One Day Without Us

SOLIDARITY with all those marking One Day Without Us this weekend and to all Britain’s foreign-born residents who contribute so much to our society.

The organisers of the second national day of action celebrating migrants and highlighting the work they do can be proud that events are taking place all over Britain under the One Day Without Us banner.

Sustained rises in hate crimes make it all the more important that Britain’s left takes a stand against racism. The 80,393 recorded hate crimes in 2016-17 marked the largest annual increase since Home Office figures began.

It’s common to blame Brexit for the rise in attacks, and there was a notable spike in hate crimes around the time of the EU referendum in 2016, alongside spikes after terrorist attacks in Manchester and London.

But racism was on the rise in Britain long before the referendum — with the 62,518 hate crimes recorded in 2015-16 also a massive increase on the year before.

British Social Attitudes surveys have tracked a rise in people admitting to racial prejudice since 2001. The escalation in recent years is hardly surprising, given the David Cameron’s government’s enthusiastic smearing of Sadiq Khan during the London mayoral elections, Theresa May’s “Go Home or Face Arrest” vans and proposals from Home Secretary Amber Rudd that firms be obliged to publish lists of foreign employees.

Attitudes across Europe are worsening too.

The far right are stronger in France, where their candidate made the run-off at the last presidential election.

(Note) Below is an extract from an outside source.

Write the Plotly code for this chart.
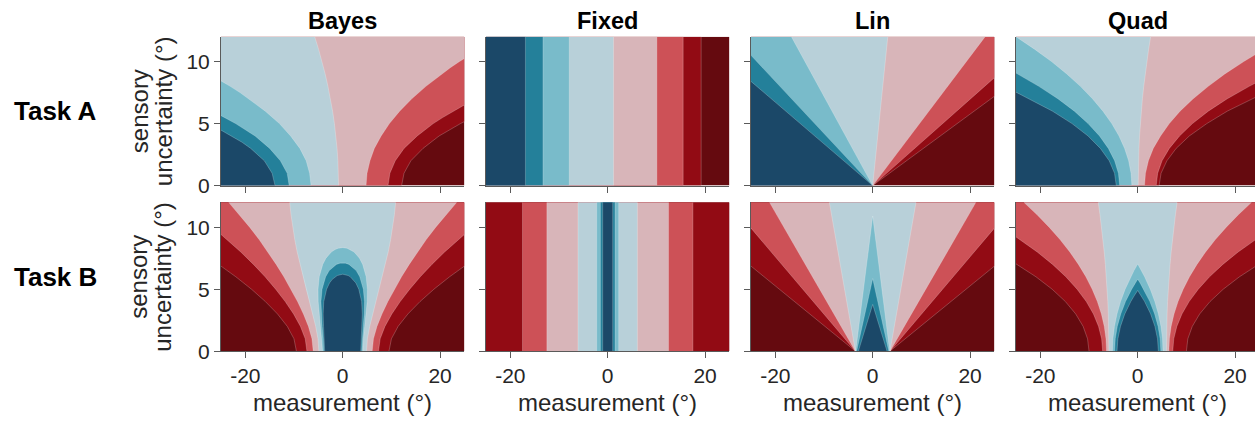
import plotly.graph_objects as go

# ---------------------------------------------------------------------------
# Decision-region maps: response (category x confidence) as a function of the
# measurement (x) and the sensory uncertainty (sigma), for four models and two
# tasks.  Each region boundary is given as a list of (measurement, sigma) points.
# ---------------------------------------------------------------------------

MODELS = ["Bayes", "Fixed", "Lin", "Quad"]
TASKS = ["Task A", "Task B"]

X_TICKS = [-20, 0, 20]
X_TICK_LABELS = ["-20", "0", "20"]
Y_TICKS = [0, 5, 10]
Y_TICK_LABELS = ["0", "5", "10"]

# eight responses: category 1 (high -> low confidence), category 2 (low -> high)
RESPONSE_COLORS = ["#1b4868", "#24809a", "#79bbca", "#b8d0d9",
                   "#d8b5b9", "#cd5157", "#920b14", "#650a0f"]

# Task A: boundaries ordered left to right (response k | response k+1)
BAYES_A = [
    [(-13.9, 0), (-14.5, 1), (-16.1, 2), (-18.9, 3), (-20.7, 3.5), (-22.8, 4), (-25, 4.47)],
    [(-11.0, 0), (-11.4, 1), (-12.8, 2), (-15.0, 3), (-18.0, 4), (-19.9, 4.5), (-22.0, 5), (-25, 5.64)],
    [(-6.5, 0), (-6.8, 1), (-7.5, 2), (-8.8, 3), (-10.7, 4), (-13.0, 5), (-15.9, 6), (-19.2, 7),
     (-21.1, 7.5), (-23.1, 8), (-25, 8.44)],
    [(-0.85, 0), (-0.88, 1), (-0.99, 2), (-1.16, 3), (-1.39, 4), (-1.70, 5), (-2.07, 6), (-2.52, 7),
     (-3.03, 8), (-3.60, 9), (-4.25, 10), (-4.96, 11), (-5.75, 12)],
    [(4.8, 0), (5.0, 1), (5.6, 2), (6.5, 3), (7.9, 4), (9.6, 5), (11.7, 6), (14.2, 7), (17.1, 8),
     (20.4, 9), (22.1, 9.5), (24.0, 10), (25, 10.25)],
    [(9.3, 0), (9.7, 1), (10.8, 2), (12.6, 3), (15.3, 4), (18.6, 5), (20.6, 5.5), (22.7, 6), (25, 6.5)],
    [(12.1, 0), (12.6, 1), (14.0, 2), (16.5, 3), (19.8, 4), (21.9, 4.5), (24.2, 5), (25, 5.16)],
]
FIXED_A = [
    [(-16.9, 0), (-16.9, 12)], [(-13.3, 0), (-13.3, 12)], [(-7.9, 0), (-7.9, 12)],
    [(1.2, 0), (1.2, 12)], [(10.1, 0), (10.1, 12)], [(15.5, 0), (15.5, 12)], [(19.2, 0), (19.2, 12)],
]
LIN_A = [
    [(0, 0), (-25, 8.4)], [(0, 0), (-25, 10.5)], [(0, 0), (-16.7, 12)], [(0, 0), (3.1, 12)],
    [(0, 0), (23.1, 12)], [(0, 0), (25, 8.7)], [(0, 0), (25, 7.2)],
]
QUAD_A = [
    [(-4.4, 0), (-4.76, 1), (-5.85, 2), (-7.67, 3), (-10.2, 4), (-13.5, 5), (-17.5, 6), (-22.2, 7), (-25, 7.53)],
    [(-3.7, 0), (-3.96, 1), (-4.74, 2), (-6.03, 3), (-7.84, 4), (-10.2, 5), (-13.0, 6), (-16.4, 7),
     (-20.3, 8), (-25, 9.07)],
    [(-1.2, 0), (-1.37, 1), (-1.86, 2), (-2.69, 3), (-3.84, 4), (-5.33, 5), (-7.14, 6), (-9.29, 7),
     (-11.76, 8), (-14.57, 9), (-17.7, 10), (-21.2, 11), (-25, 12)],
    [(0.1, 0), (0.12, 1), (0.17, 2), (0.26, 3), (0.38, 4), (0.55, 5), (0.74, 6), (0.97, 7),
     (1.24, 8), (1.54, 9), (1.88, 10), (2.25, 11), (2.66, 12)],
    [(1.4, 0), (1.6, 1), (2.2, 2), (3.2, 3), (4.7, 4), (6.5, 5), (8.7, 6), (11.4, 7), (14.5, 8),
     (17.9, 9), (21.8, 10), (25, 10.76)],
    [(3.8, 0), (4.1, 1), (5.0, 2), (6.5, 3), (8.6, 4), (11.25, 5), (14.5, 6), (18.4, 7), (22.9, 8), (25, 8.43)],
    [(4.4, 0), (4.8, 1), (6.0, 2), (7.9, 3), (10.6, 4), (14.2, 5), (18.4, 6), (23.5, 7), (25, 7.27)],
]

# Task B: symmetric about zero; right half of each boundary, inner to outer.
# None means the boundary lies outside the plotted range.
BAYES_B = [
    [(3.70, 0), (3.78, 1), (3.93, 2), (4.02, 3), (3.89, 4), (3.31, 5), (2.71, 5.5), (2.13, 5.8),
     (1.55, 6.0), (1.12, 6.1), (0, 6.21)],
    [(3.91, 0), (4.00, 1), (4.22, 2), (4.42, 3), (4.47, 4), (4.24, 5), (3.50, 6), (2.77, 6.5),
     (1.29, 7.0), (0.55, 7.1), (0, 7.12)],
    [(4.13, 0), (4.24, 1), (4.52, 2), (4.82, 3), (5.04, 4), (5.07, 5), (4.82, 6), (4.10, 7),
     (3.44, 7.5), (2.33, 8.0), (1.55, 8.2), (0.89, 8.3), (0, 8.35)],
    [(4.90, 0), (5.08, 1), (5.55, 2), (6.18, 3), (6.86, 4), (7.53, 5), (8.18, 6), (8.79, 7),
     (9.35, 8), (9.85, 9), (10.27, 10), (10.62, 11), (10.88, 12)],
    [(6.06, 0), (6.32, 1), (7.04, 2), (8.07, 3), (9.28, 4), (10.63, 5), (12.09, 6), (13.67, 7),
     (15.36, 8), (17.17, 9), (19.12, 10), (21.21, 11), (23.43, 12)],
    [(7.35, 0), (7.70, 1), (8.68, 2), (10.09, 3), (11.81, 4), (13.77, 5), (15.94, 6), (18.33, 7),
     (20.94, 8), (23.77, 9), (25, 9.41)],
    [(9.51, 0), (10.01, 1), (11.38, 2), (13.39, 3), (15.88, 4), (18.74, 5), (21.96, 6),
     (23.69, 6.5), (25, 6.86)],
]
FIXED_B = [
    [(1.03, 0), (1.03, 12)], [(1.5, 0), (1.5, 12)], [(2.26, 0), (2.26, 12)], [(6.1, 0), (6.1, 12)],
    [(12.5, 0), (12.5, 12)], [(17.5, 0), (17.5, 12)], None,
]
LIN_B = [
    [(2.95, 0), (0, 3.77)], [(3.3, 0), (0, 5.86)], [(3.5, 0), (0, 10.9)], [(3.55, 0), (8.9, 12)],
    [(3.55, 0), (21.2, 12)], [(3.55, 0), (25, 9.92)], [(3.55, 0), (25, 6.86)],
]
QUAD_B = [
    [(4.25, 0), (4.07, 1), (3.54, 2), (2.66, 3), (1.42, 4), (0.67, 4.5), (0, 4.9)],
    [(4.75, 0), (4.61, 1), (4.19, 2), (3.48, 3), (2.50, 4), (1.23, 5), (0.49, 5.5), (0, 5.81)],
    [(5.2, 0), (5.10, 1), (4.78, 2), (4.26, 3), (3.52, 4), (2.58, 5), (1.42, 6), (0.76, 6.5), (0, 7.04)],
    [(5.9, 0), (5.92, 1), (5.96, 2), (6.04, 3), (6.14, 4), (6.28, 5), (6.45, 6), (6.65, 7),
     (6.88, 8), (7.14, 9), (7.43, 10), (7.75, 11), (8.10, 12)],
    [(6.4, 0), (6.52, 1), (6.87, 2), (7.46, 3), (8.29, 4), (9.35, 5), (10.65, 6), (12.18, 7),
     (13.95, 8), (15.96, 9), (18.2, 10), (20.68, 11), (23.39, 12)],
    [(7.2, 0), (7.41, 1), (8.04, 2), (9.09, 3), (10.56, 4), (12.45, 5), (14.76, 6), (17.49, 7),
     (20.64, 8), (24.21, 9), (25, 9.21)],
    [(10.0, 0), (10.3, 1), (11.21, 2), (12.73, 3), (14.85, 4), (17.58, 5), (20.91, 6), (24.85, 7), (25, 7.04)],
]

PANELS = [[BAYES_A, FIXED_A, LIN_A, QUAD_A], [BAYES_B, FIXED_B, LIN_B, QUAD_B]]

X_MIN, X_MAX = -25, 25
Y_MIN, Y_MAX = 0, 12

# ---- figure geometry (pixels) ----
W, H = 1255, 427
COL_LEFT = [221, 486, 751, 1016]
PANEL_W = 243.4
ROW_TOP = [37.7, 207.7]
PANEL_H = 152.8
PX_PER_UNIT = PANEL_W / (X_MAX - X_MIN)

FONT = "Liberation Sans, Arial, Helvetica, sans-serif"
AXIS_GREY = "#5a5a5a"
TEXT_GREY = "#262626"
SEAM = "rgba(255,255,255,0.28)"


def left_region(pts):
    """Polygon of everything left of a Task A boundary."""
    poly = list(pts)
    x_end, _ = pts[-1]
    if x_end >= X_MAX:
        poly.append((X_MAX, Y_MAX))
    if x_end > X_MIN:
        poly.append((X_MIN, Y_MAX))
    poly.append((X_MIN, Y_MIN))
    return poly


def inner_region(pts):
    """Polygon of everything between the two mirrored halves of a Task B boundary."""
    if pts is None:
        return [(X_MIN, Y_MIN), (X_MAX, Y_MIN), (X_MAX, Y_MAX), (X_MIN, Y_MAX)]
    right = list(pts)
    x_end, _ = right[-1]
    top = [(X_MAX, Y_MAX), (X_MIN, Y_MAX)] if x_end >= X_MAX else []
    left = [(-x, y) for x, y in reversed(right)]
    return right + top + left


def seam_path(pts, mirrored):
    """Boundary line(s) drawn as a faint seam between neighbouring regions."""
    if pts is None:
        return [], []
    xs = [p[0] for p in pts]
    ys = [p[1] for p in pts]
    if mirrored:
        if xs[-1] == 0:  # closed dome: one continuous path
            xs = xs + [-x for x in reversed(xs)]
            ys = ys + list(reversed(ys))
        else:
            xs = xs + [None] + [-x for x in xs]
            ys = ys + [None] + ys
    return xs, ys


fig = go.Figure()
layout = {}

for r, row in enumerate(PANELS):
    for c, bounds in enumerate(row):
        idx = r * 4 + c + 1
        xa = "x" if idx == 1 else f"x{idx}"
        ya = "y" if idx == 1 else f"y{idx}"

        full = [(X_MIN, Y_MIN), (X_MAX, Y_MIN), (X_MAX, Y_MAX), (X_MIN, Y_MAX)]
        polys = [(full, RESPONSE_COLORS[7])]
        for k in range(6, -1, -1):
            poly = left_region(bounds[k]) if r == 0 else inner_region(bounds[k])
            polys.append((poly, RESPONSE_COLORS[k]))

        for poly, col in polys:
            xs = [p[0] for p in poly] + [poly[0][0]]
            ys = [p[1] for p in poly] + [poly[0][1]]
            fig.add_trace(go.Scatter(
                x=xs, y=ys, mode="lines", fill="toself", fillcolor=col,
                line=dict(width=0, color=col), hoverinfo="skip", showlegend=False,
                xaxis=xa, yaxis=ya))

        seam_x, seam_y = [], []
        for b in bounds:
            sx, sy = seam_path(b, mirrored=(r == 1))
            if sx:
                seam_x += sx + [None]
                seam_y += sy + [None]
        fig.add_trace(go.Scatter(x=seam_x, y=seam_y, mode="lines", line=dict(width=0.8, color=SEAM),
                                 hoverinfo="skip", showlegend=False, xaxis=xa, yaxis=ya))

        left_px = COL_LEFT[c]
        right_px = min(left_px + PANEL_W, W)
        x_hi = X_MIN + (right_px - left_px) / PX_PER_UNIT
        top_px = ROW_TOP[r]
        bot_px = top_px + PANEL_H

        axis_common = dict(showline=True, linecolor=AXIS_GREY, linewidth=1,
                           ticks="outside", ticklen=6, tickwidth=1, tickcolor=AXIS_GREY,
                           showgrid=False, zeroline=False, fixedrange=True,
                           tickfont=dict(family=FONT, size=21, color=TEXT_GREY))
        layout["xaxis" if idx == 1 else f"xaxis{idx}"] = dict(
            axis_common, domain=[left_px / W, right_px / W], range=[X_MIN, x_hi],
            anchor=ya, tickvals=X_TICKS, ticktext=X_TICK_LABELS,
            showticklabels=(r == 1))
        layout["yaxis" if idx == 1 else f"yaxis{idx}"] = dict(
            axis_common, domain=[1 - bot_px / H, 1 - top_px / H], range=[Y_MIN, Y_MAX],
            anchor=xa, tickvals=Y_TICKS, ticktext=Y_TICK_LABELS,
            showticklabels=(c == 0))

annotations = []
for c, name in enumerate(MODELS):
    cx = COL_LEFT[c] + PANEL_W / 2
    annotations.append(dict(text=f"<b>{name}</b>", x=cx / W, y=1 - 22 / H, xref="paper", yref="paper",
                            xanchor="center", yanchor="middle", showarrow=False,
                            font=dict(family=FONT, size=23.5, color="black")))
    annotations.append(dict(text="measurement (°)", x=cx / W, y=1 - 413 / H, xref="paper", yref="paper",
                            xanchor="center", yanchor="middle", showarrow=False,
                            font=dict(family=FONT, size=24, color=TEXT_GREY)))
for r, task in enumerate(TASKS):
    cy = ROW_TOP[r] + PANEL_H / 2
    annotations.append(dict(text=f"<b>{task}</b>", x=55 / W, y=1 - cy / H, xref="paper", yref="paper",
                            xanchor="center", yanchor="middle", showarrow=False,
                            font=dict(family=FONT, size=26, color="black")))
    for txt, px in (("sensory", 139), ("uncertainty (°)", 163)):
        annotations.append(dict(text=txt, x=px / W, y=1 - cy / H, xref="paper", yref="paper",
                                xanchor="center", yanchor="middle", textangle=-90, showarrow=False,
                                font=dict(family=FONT, size=24, color=TEXT_GREY)))

fig.update_layout(
    width=W, height=H, margin=dict(l=0, r=0, t=0, b=0),
    paper_bgcolor="white", plot_bgcolor="white",
    annotations=annotations, **layout)

fig.write_html("out.html")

They are stronger in Germany, where the fascist AfD has 96 Bundestag seats.

They are stronger in Italy, where an unholy alliance with Silvio Berlusconi’s Forza Italia could see the Brothers of Italy and Forza Nuova parties enter government on pledges of deporting hundreds of thousands of migrants, and in Austria, where Freedom Party fascists sit in coalition government.

In Poland a giant march for a “white Europe” and a “Holocaust of Muslims” can be described as “a beautiful sight” by government ministers, in Hungary Prime Minister Viktor Orban can smear refugees from Western-fuelled violence in the Middle East as “a migrant invasion” which threatens to destroy a Europe that is “safe, fair, Christian and free,” and in Ukraine neonazi paramilitaries are unleashed on the government’s opponents and the authors of an ethnic cleansing operation that slaughtered hundreds of thousands of Jews and Poles in World War II are feted as national heroes.

This is in no way to diminish the gravity of racist violence in Britain. It takes lives.

But the reality that racists are on the march across Europe and beyond should warn us off liberal interpretations that blame the EU vote, which is after all unique to Britain, and seek deeper answers.

Fascists have always preyed on fear and insecurity, and an economy based on high levels of personal debt and the super-exploitation of workers paid poverty wages on zero-hours contracts gives them ample hunting ground.

This is why Jeremy Corbyn’s emphasis on empowering trade unions and ending the undercutting of wages by bosses importing cheap labour should form an essential part of the left’s strategy on combatting racism, while scaremongering claims from the National Farmers Union about fruit being left to rot in the fields because of a lack of immigrant fruit pickers are probably counterproductive — reinforcing stereotypes about foreigners doing jobs British people don’t want when the real issue is poor pay and conditions in British agriculture.

Action to address the gross inequalities that disfigure our society will disarm the racists who blame foreigners for problems caused by capitalism.

But direct action against racists and public solidarity among people of all cultures and faiths is equally important when those born abroad are under attack.

We should make One Day Without Us and the forthcoming Stand Up to Racism march planned for March 17 visible signs of that solidarity and warnings to the racists that their lies will not divide or weaken our movement.